I was going to post some long winded explanation of where I’ve been these past weeks, but then I realized that it really doesn’t matter where I’ve been because nobody has really missed me.
I’m not saying that to be self-pitying or anything. I just don’t have enough of a following to be missed. It’s all good guys. Because I’m totally okay with only having two followers. And I will never really abandon you. Promise.
I have been working on my New Year’s Resolution, though. You know, the one about reading 25 new books? It will probably go down in history as the only resolution I could ever keep. I think I’m going to make this resolution every year, because it exposes me to so much stuff. I’m serious, guys. I’m reading authors I never knew existed and loving every second of it. I may even pick up a horror novel this year and then take up insomnia as a hobby because I’ll be too afraid of my own shadow to ever sleep again.
See? Best resolution ever.
Right now I’m halfway through Let’s Pretend This Never Happened, an autobiography of sorts. STOP. STOP IT RIGHT NOW. I know I said “autobiography.” But that doesn’t mean you get to tune out. Listen, I hate autobiographies. With a passion. But this one is different.
This one is written by the same wonderfully broken person who writes The Bloggess, a ridiculously popular blog. Go ahead. Click the link. Sample her work.
Now tell me: Does she seem like a boring person to you?
While reading her book, I have laughed so hard I cried. Twice. And I’m only halfway though.

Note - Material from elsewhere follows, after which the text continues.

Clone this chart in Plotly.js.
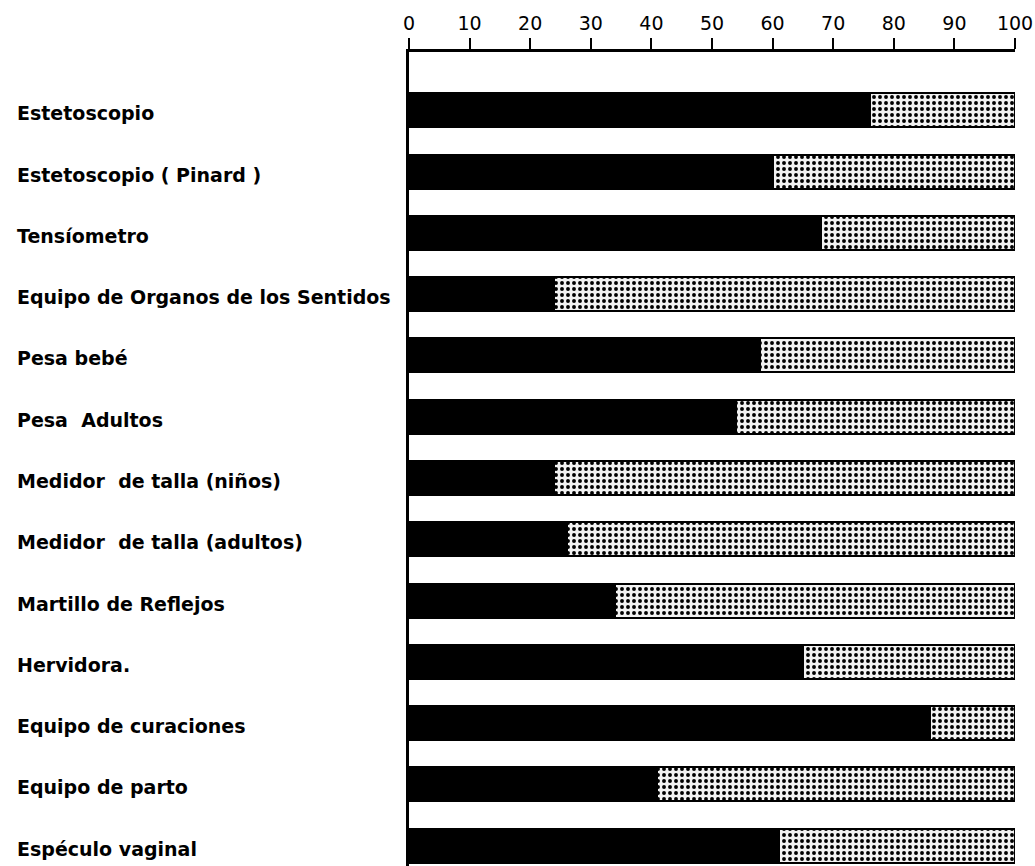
<!DOCTYPE html>
<html>
<head>
<meta charset="utf-8">
<script src="https://cdn.plot.ly/plotly-3.0.1.min.js"></script>
<style>html,body{margin:0;padding:0;background:#fff;}#chart{width:1035px;height:866px;}</style>
</head>
<body>
<div id="chart"></div>
<script>
var categories = [
  "Estetoscopio",
  "Estetoscopio ( Pinard )",
  "Tensíometro",
  "Equipo de Organos de los Sentidos",
  "Pesa bebé",
  "Pesa  Adultos",
  "Medidor  de talla (niños)",
  "Medidor  de talla (adultos)",
  "Martillo de Reflejos",
  "Hervidora.",
  "Equipo de curaciones",
  "Equipo de parto",
  "Espéculo vaginal"
];
var tiene = [76, 60, 68, 24, 58, 54, 24, 26, 34, 65, 86, 41, 61];
var total = 100;
var noTiene = tiene.map(function(v){ return total - v; });
var tickVals = [0,10,20,30,40,50,60,70,80,90,100];

var ids = categories.map(function(c, i){ return String(i); });

var traces = [
  {
    type: 'bar', orientation: 'h', y: ids, x: tiene,
    marker: {color: '#000', line: {color: '#000', width: 2}},
    hoverinfo: 'skip', showlegend: false
  },
  {
    type: 'bar', orientation: 'h', y: ids, x: noTiene,
    marker: {
      color: '#fff',
      line: {color: '#000', width: 2},
      pattern: {shape: '.', fgcolor: '#000', bgcolor: '#f2f2f2', size: 6, solidity: 0.33, fillmode: 'replace'}
    },
    hoverinfo: 'skip', showlegend: false
  }
];

var annotations = categories.map(function(c, i){
  return {
    xref: 'paper', yref: 'y', x: -0.65, y: ids[i], xanchor: 'left', yanchor: 'middle',
    text: c, showarrow: false, yshift: -3,
    font: {family: 'DejaVu Sans', size: 19, color: '#000', weight: 'bold'}
  };
});

var layout = {
  width: 1035, height: 866,
  margin: {l: 409, r: 20, t: 52, b: 0, pad: 0},
  paper_bgcolor: '#fff', plot_bgcolor: '#fff',
  barmode: 'stack', bargap: 0.445,
  xaxis: {
    side: 'top', range: [0, 100], tickvals: tickVals, ticktext: tickVals.map(String),
    ticks: 'outside', ticklen: 11, tickwidth: 2, tickcolor: '#000',
    showline: true, linewidth: 3, linecolor: '#000', showgrid: false, zeroline: false,
    tickfont: {family: 'DejaVu Sans', size: 19, color: '#000'}, fixedrange: true
  },
  yaxis: {
    type: 'category', range: [12.33, -0.95], showticklabels: false, ticks: '',
    showline: true, linewidth: 3, linecolor: '#000', showgrid: false, zeroline: false, fixedrange: true
  },
  annotations: annotations
};

Plotly.newPlot('chart', traces, layout, {staticPlot: true, displayModeBar: false});
</script>
</body>
</html>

I’ve been telling everyone about the book. Everyone. Except for people who are sensitive about cursing (Jenny is a very colorful individual). I don’t tell them anything because I’m afraid they’ll go out and read the book and then judge me for liking it so much.

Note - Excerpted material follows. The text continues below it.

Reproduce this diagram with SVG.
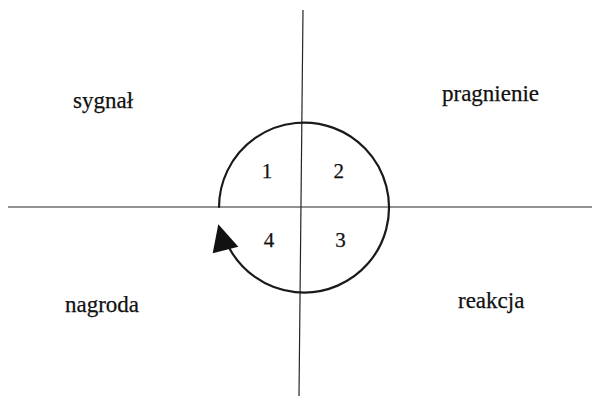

This morning I was telling my co-worker/supervisor all about it, and I lost her at the dreaded b-word. You know, that same word that made you tune out a few seconds ago. I probably don’t even have your attention now. But that’s fine, because it just means that you don’t deserve to read such an awesome book.
Anyway, I was telling her about the book and she completely lost focus. She couldn’t understand why I was so excited about reading a biography. She asked why she should care about someone else’s life. I faltered, my smile fading. In a small voice I said, “but, it’s funny. She’s a satire writer. She makes fun of her own life to make people smile.”
I got a blank stare in return.
And that’s when I realized. My co-worker wasn’t in the club. She couldn’t possibly understand why I was so excited about this, because she had never been a misfit.
Misfits are a special type of people who are slightly different from the rest of society. We don’t fit in well, because we think outside of the box–and sometimes we like some really strange things, or have really bizarre life circumstances. Jenny Lawson has given us an excuse to come together to form some sort of tribe–centered on her knack for getting in hilarious situations.
My favorite writers and storytellers are all people who, after having been lonely for years, find themselves suddenly surrounded by people who celebrate all the differences that distanced others.
The reason that I love their work so much is because it gives me so much hope that humanity can be made of awesomesauce. It also gives me hope for myself. Hope that one day, I’ll get to do something I love while being surrounded by people who love me.